-------- Data in this exercise

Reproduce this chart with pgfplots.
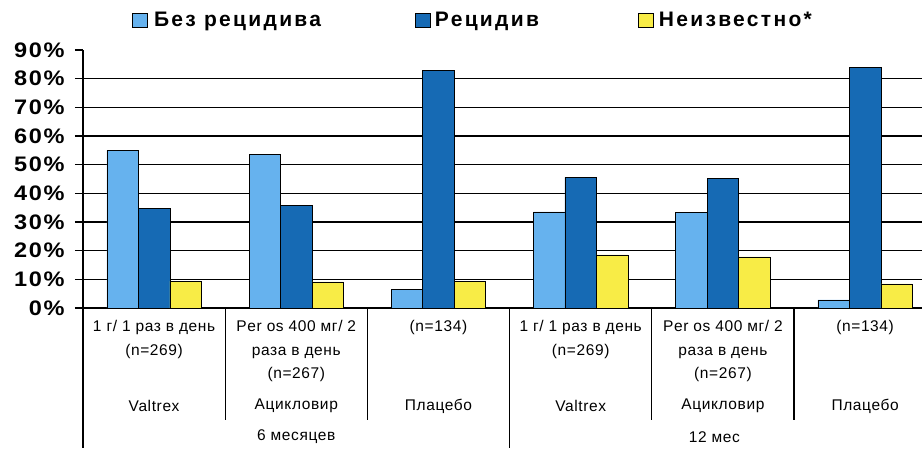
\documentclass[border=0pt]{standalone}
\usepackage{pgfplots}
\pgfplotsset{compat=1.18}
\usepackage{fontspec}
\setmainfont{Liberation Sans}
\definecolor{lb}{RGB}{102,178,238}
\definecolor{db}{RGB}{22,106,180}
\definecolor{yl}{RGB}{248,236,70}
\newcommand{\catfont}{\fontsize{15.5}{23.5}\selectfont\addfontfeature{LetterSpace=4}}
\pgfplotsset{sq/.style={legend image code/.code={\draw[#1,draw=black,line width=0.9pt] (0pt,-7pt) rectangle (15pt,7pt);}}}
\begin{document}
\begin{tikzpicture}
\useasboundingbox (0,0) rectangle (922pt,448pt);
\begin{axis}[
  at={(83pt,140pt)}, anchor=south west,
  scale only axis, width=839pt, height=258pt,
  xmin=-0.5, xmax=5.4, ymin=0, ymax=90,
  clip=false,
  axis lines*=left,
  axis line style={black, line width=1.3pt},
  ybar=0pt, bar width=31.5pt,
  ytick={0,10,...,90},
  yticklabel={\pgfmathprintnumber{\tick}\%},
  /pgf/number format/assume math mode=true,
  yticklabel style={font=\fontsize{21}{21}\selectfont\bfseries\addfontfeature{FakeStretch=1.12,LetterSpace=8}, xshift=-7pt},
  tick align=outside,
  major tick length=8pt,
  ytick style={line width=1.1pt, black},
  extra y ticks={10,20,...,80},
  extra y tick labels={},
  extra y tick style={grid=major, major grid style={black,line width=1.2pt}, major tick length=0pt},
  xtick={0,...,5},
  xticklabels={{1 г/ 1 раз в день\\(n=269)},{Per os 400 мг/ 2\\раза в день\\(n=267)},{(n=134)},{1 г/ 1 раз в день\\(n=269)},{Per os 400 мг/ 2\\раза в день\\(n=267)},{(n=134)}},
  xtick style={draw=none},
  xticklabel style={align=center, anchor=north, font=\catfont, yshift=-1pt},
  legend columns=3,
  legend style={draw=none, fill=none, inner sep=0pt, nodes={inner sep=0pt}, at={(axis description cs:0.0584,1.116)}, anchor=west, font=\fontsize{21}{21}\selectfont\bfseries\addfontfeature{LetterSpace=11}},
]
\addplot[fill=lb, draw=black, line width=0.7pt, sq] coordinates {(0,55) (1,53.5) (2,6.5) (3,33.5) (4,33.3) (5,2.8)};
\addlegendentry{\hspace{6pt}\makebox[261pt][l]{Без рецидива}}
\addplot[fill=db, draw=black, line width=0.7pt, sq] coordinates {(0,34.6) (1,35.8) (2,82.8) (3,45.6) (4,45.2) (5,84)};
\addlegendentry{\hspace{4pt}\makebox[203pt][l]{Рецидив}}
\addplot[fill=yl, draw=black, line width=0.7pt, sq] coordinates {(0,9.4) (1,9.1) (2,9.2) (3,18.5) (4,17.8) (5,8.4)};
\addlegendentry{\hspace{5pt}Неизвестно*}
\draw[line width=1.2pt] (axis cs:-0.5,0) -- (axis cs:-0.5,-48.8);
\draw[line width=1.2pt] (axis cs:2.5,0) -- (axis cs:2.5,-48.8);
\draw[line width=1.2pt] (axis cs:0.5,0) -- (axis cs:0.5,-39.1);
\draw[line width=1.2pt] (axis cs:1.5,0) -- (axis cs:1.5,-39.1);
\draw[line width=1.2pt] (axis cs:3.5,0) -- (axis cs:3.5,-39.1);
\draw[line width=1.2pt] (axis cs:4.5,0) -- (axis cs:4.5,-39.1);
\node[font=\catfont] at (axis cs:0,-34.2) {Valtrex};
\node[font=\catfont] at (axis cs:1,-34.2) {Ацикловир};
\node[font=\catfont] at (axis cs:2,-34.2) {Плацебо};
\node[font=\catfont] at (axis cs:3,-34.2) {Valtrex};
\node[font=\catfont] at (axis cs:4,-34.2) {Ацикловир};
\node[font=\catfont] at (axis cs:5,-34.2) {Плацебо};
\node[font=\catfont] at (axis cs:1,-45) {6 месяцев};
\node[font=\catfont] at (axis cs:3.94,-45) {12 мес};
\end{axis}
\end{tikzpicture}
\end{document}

----------------
-------- Data in this exercise

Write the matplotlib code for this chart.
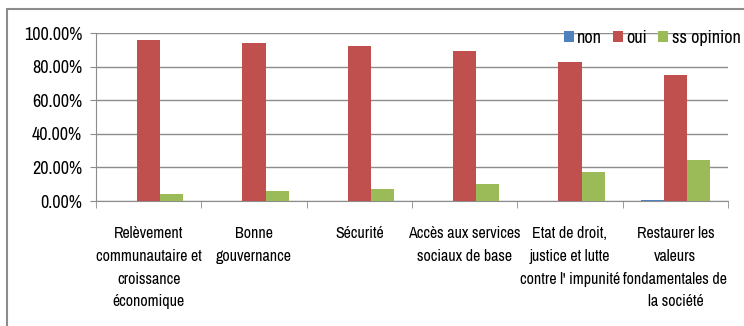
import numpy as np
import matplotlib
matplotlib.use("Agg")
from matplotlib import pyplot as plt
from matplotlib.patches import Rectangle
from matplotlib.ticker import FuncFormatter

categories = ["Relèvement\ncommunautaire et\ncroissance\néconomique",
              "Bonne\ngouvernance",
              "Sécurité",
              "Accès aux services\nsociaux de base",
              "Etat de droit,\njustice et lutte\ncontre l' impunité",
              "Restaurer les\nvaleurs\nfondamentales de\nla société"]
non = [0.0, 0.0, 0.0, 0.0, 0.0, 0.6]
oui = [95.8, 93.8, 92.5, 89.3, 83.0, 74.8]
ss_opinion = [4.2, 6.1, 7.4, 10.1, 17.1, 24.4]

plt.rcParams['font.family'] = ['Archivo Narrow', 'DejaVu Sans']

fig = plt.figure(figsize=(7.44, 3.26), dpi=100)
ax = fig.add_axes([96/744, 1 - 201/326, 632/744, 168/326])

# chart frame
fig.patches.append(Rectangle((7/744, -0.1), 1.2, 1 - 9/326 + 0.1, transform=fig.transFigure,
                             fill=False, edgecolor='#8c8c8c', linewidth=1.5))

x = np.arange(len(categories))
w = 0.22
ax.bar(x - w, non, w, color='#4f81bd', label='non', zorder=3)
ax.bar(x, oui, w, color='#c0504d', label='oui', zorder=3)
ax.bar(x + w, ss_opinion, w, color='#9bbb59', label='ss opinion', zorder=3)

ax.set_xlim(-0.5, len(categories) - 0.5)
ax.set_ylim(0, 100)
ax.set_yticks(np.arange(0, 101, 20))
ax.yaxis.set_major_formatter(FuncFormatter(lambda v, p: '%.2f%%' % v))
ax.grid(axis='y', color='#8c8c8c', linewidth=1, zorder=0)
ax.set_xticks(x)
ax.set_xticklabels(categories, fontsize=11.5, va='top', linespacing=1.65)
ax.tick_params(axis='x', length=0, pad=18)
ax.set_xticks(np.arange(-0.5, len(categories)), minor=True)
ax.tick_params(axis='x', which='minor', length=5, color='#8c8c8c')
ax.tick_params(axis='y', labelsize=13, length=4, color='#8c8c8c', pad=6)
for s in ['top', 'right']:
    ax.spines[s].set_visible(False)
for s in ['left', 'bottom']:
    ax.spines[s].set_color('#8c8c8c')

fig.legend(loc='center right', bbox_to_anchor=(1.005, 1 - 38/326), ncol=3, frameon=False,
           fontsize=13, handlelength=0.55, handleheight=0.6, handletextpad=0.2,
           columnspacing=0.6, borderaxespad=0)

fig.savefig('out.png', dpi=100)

----------------

→ **Task prompt**
Omit all pictures and repeat exactly the lines from the one containing "Write the matplotlib code for this chart." through the one containing "from matplotlib.ticker import FuncFormatter", ends included, with nothing added.

→ **Solution to the problem**
Write the matplotlib code for this chart.
import numpy as np
import matplotlib
matplotlib.use("Agg")
from matplotlib import pyplot as plt
from matplotlib.patches import Rectangle
from matplotlib.ticker import FuncFormatter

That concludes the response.